Bengaluru, May 25: The news of India’s launch of a Reusable Launch Vehicle Technology Demonstrator (RLV-TD) has been blown out of proportion by the media, according to a report in “Space Review,” an online journal from Washington devoted to analysing key space issues and events across the world.
On May 23, the Indian Space Research Organisation (ISRO) launched the RLV-TD, a winged vehicle almost resembling an aircraft, to an altitude of 65 km and navigated it to descend and land at a pre-determined spot in the sea.
The successful test was viewed as demonstrating India’s space technology prowess and joining an elite club of space-faring nations like the US, Russia and France.
The sleek 1.7-tonne RLV was latched on top of a 15-tonne rocket with a booster for lift-off from the spaceport in Sriharikota, Andhra Pradesh, about 80km north of Chennai, off the Bay of Bengal coast.
The vehicle was tracked during its flight from ground stations at Sriharikota and a ship-borne terminal.

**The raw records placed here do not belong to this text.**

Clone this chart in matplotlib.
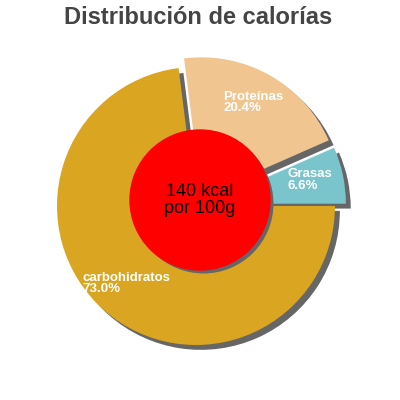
import matplotlib
matplotlib.use('Agg')
import numpy as np
import matplotlib.pyplot as plt
import matplotlib.patheffects as pe

plt.rcParams['font.family'] = ['Liberation Sans', 'DejaVu Sans']

labels = ['Grasas', 'Proteínas', 'carbohidratos']
values = [6.6, 20.4, 73.0]
colors = ['#7ac4cc', '#f0c590', '#daa520']
explode = [0.08, 0.08, 0.0]
center_text = '140 kcal\npor 100g'
title = 'Distribución de calorías'

fig = plt.figure(figsize=(4, 4), dpi=100)
ax = fig.add_axes([0, 0, 1, 1])

cx, cy, r = 196, 194, 139
shadow = [pe.SimplePatchShadow(offset=(3.5, -3.5), shadow_rgbFace='#666666', alpha=1.0), pe.Normal()]

# pie's explode is in data units, so scale by the radius
wedges, _ = ax.pie(values, colors=colors, explode=[e * r for e in explode], startangle=0,
                   counterclock=True, center=(cx, cy), radius=r, frame=True,
                   wedgeprops=dict(linewidth=0, path_effects=shadow))
ax.set_xlim(0, 400)
ax.set_ylim(0, 400)
ax.set_aspect('equal')
ax.axis('off')

for w, lab, v, ex in zip(wedges, labels, values, explode):
    mid = np.deg2rad((w.theta1 + w.theta2) / 2)
    ox = cx + ex * r * np.cos(mid)
    oy = cy + ex * r * np.sin(mid)
    tx = ox + 0.76 * r * np.cos(mid)
    ty = oy + 0.76 * r * np.sin(mid) + 2
    ax.text(tx, ty, f'{lab}\n{v:.1f}%', color='white', fontsize=9.5, fontweight='bold',
            ha='center', va='center', multialignment='left', linespacing=0.9)

circle = plt.Circle((200, 200), 70, color='#ff0000', zorder=5,
                    path_effects=[pe.SimplePatchShadow(offset=(2.5, -2.5), shadow_rgbFace='#666666', alpha=1.0), pe.Normal()])
ax.add_patch(circle)
ax.text(200, 200, center_text, ha='center', va='center', fontsize=13, color='black',
        linespacing=1.0, zorder=6)

ax.text(198, 382, title, ha='center', va='center', fontsize=17, fontweight='bold', color='#444444')

fig.savefig('out.png', dpi=100)
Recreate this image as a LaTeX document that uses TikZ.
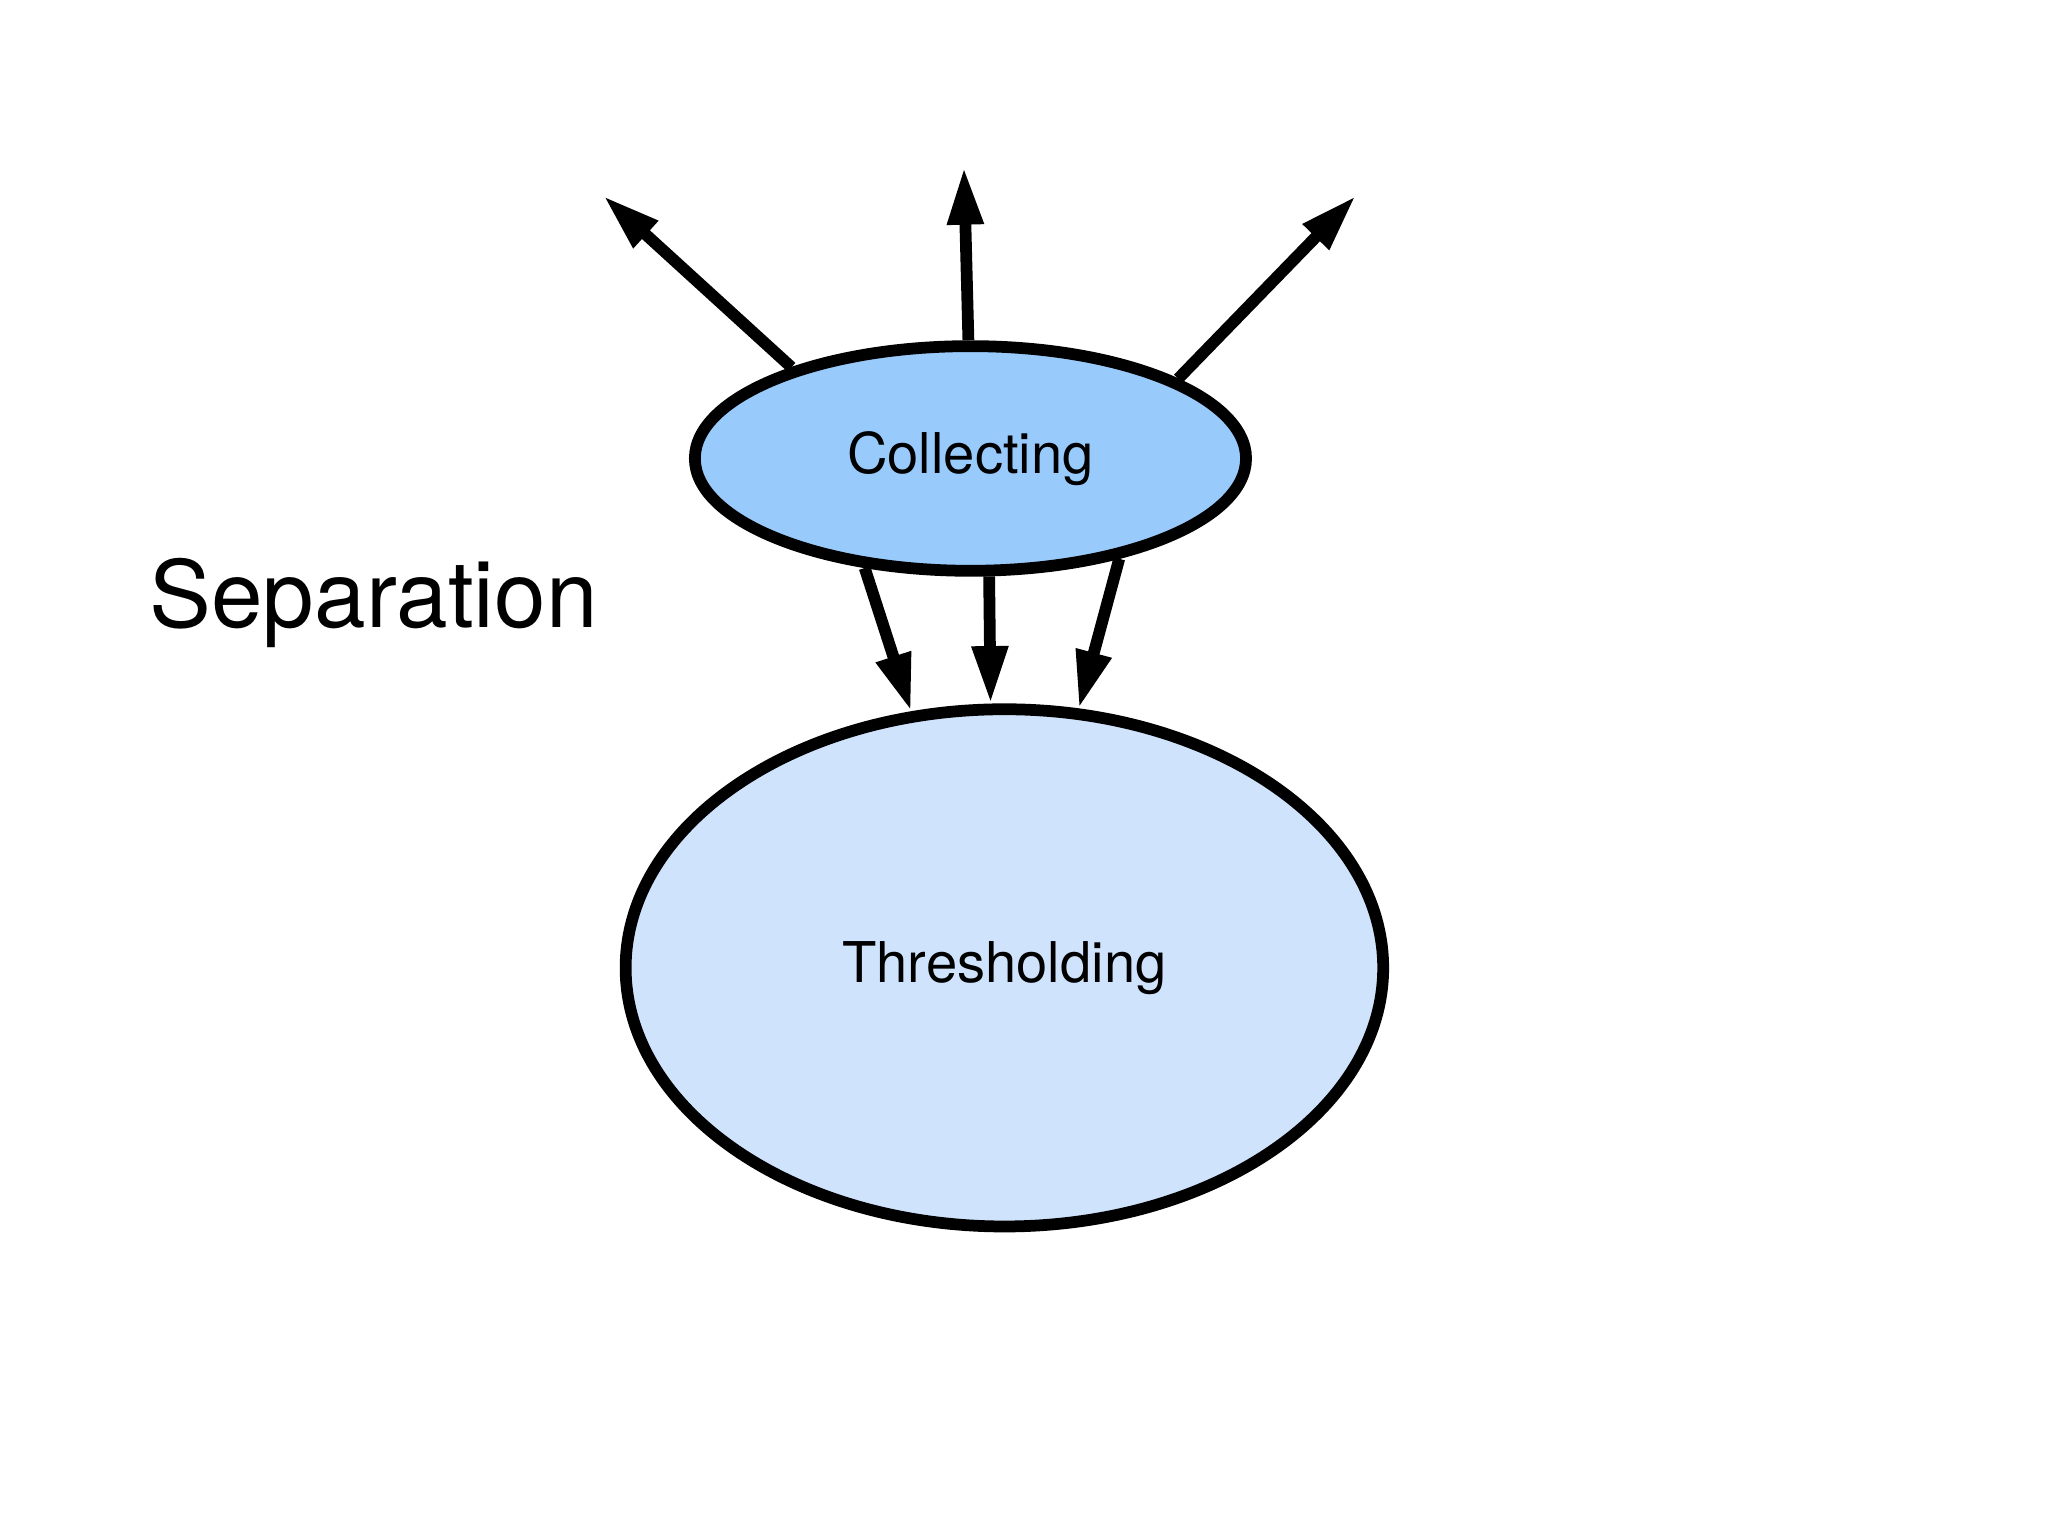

President Pranab Mukherjee and Prime Minister Narendra Modi congratulated the Indian scientists.
Mukherjee, in a message, said: “Heartiest congratulations to ISRO Team on successful launch of India’s first indigenous space shuttle RLV-T.”
Modi said in a tweet: “The dynamism and dedication with which our scientists and ISRO (Indian Space Research Organisation) have worked over the years is exceptional and very inspiring.”
But the Space Review report by Wing Commander Kiran Nair of the Centre for Airpower Studies in New Delhi says that while ISRO officials had themselves described the launch as a “demonstration” and a “baby step” toward building a reusable launcher, the media went overboard and called the vehicle “India’s own Space Shuttle” and the test flight a “Hanuman Leap.”
Comparing the RLV-TD with the US space shuttle “is totally out of place”, the report says.
“While the country is justifiably proud about the test flight, elevating it to the same level as the Shuttle is premature and inappropriate. Space Shuttle was a fully operational vehicle. The RLV-TD is only a test vehicle.”
Many other huge differences exist between the two, and thus it’s essential to perceive the RLV in light of its own competencies and unique Indian purpose, rather than draw unfair comparisons with the Space Shuttle, it says.
“Simply put, the test launch does not herald the addition of an Indian Space Shuttle to ISRO’s inventory straightaway. It only marks the beginning of a technically challenging endeavor.”
The report cautions that one should temper hype with reality “as premature jubilation carries the hazard of raising expectations unreasonably”.
The report has also raised questions about the affordability of a Space Shuttle for a country like India, considering the huge investment required.
It says the US spent an estimated $192 billion on the shuttle programme from 1971 to 2010. “The average cost per launch works out to $1.2 billion, which is as much as the total annual Indian space budget. It is a costly experiment that India can ill-afford.”
An Indian missile scientist who did not want to be named, agreed.
“Massive funds amounting to billions of dollars will be needed by ISRO for RLV,” the scientist told this correspondent. “Once the RLV programme gets support, the clash for funds within ISRO will begin with other projects in ISRO competing for money,” he said.
“The first test flight of RLV-TD validated ISRO’s aerodynamics engineering and their guidance and control expertise but, beyond that, nothing can be correctly inferred about the value of this launch.”
According to ISRO, an RLV will reduce the cost of launching satellites to one-tenth. The Space Review report says differently.
“Despite its numerous achievements, like launching satellites and repairing the Hubble Space Telescope, the feeling among NASA officials and space experts was that the US Shuttle failed to lower the cost of access to space,” the report says.
“An analysis showed that the incremental per-pound launch costs turned to be higher than those of regular expendable rockets.”
Space planes have not met with much success elsewhere either, the report says.
Europe’s Hermes space plane was approved in 1987 but cancelled in 1992 due to funding problems and Japan scrapped its HOPE-X shuttle in 2003, mainly due to financial reasons. The Soviet Union’s Buran programme — started in 1974 in response to the US Space Shuttle programme — was cancelled in 1993 after just one unmanned orbital spaceflight in 1988.
India has no space station and hence the requirement of a human-certified aerospace plane is some time away. But the RLV certainly has enormous uses to plug gaps in Earth observation and communications, says the report.
“Overall,” the report says, “disassociating expectations from the Space Shuttle and viewing the RLV in a uniquely Indian context makes more sense.”
US-based billionaire Elon Musk’s SpaceX and Amazon owner Jeff Bezos’s Blue Origin have recently conducted similar test launches.
SpaceX tested its Falcon 9 rocket in December while Blue Origin’s New Shepard completed a third launch and vertical landing in April.
NASA, however, grounded its space shuttle programme in 2011 after using its reusable vehicles like Discovery, Endeavor, Columbia and Challenger as a space transportation system for over three decades since 1981 to launch various missions, including International Space Station (ISS) and Hubble telescope.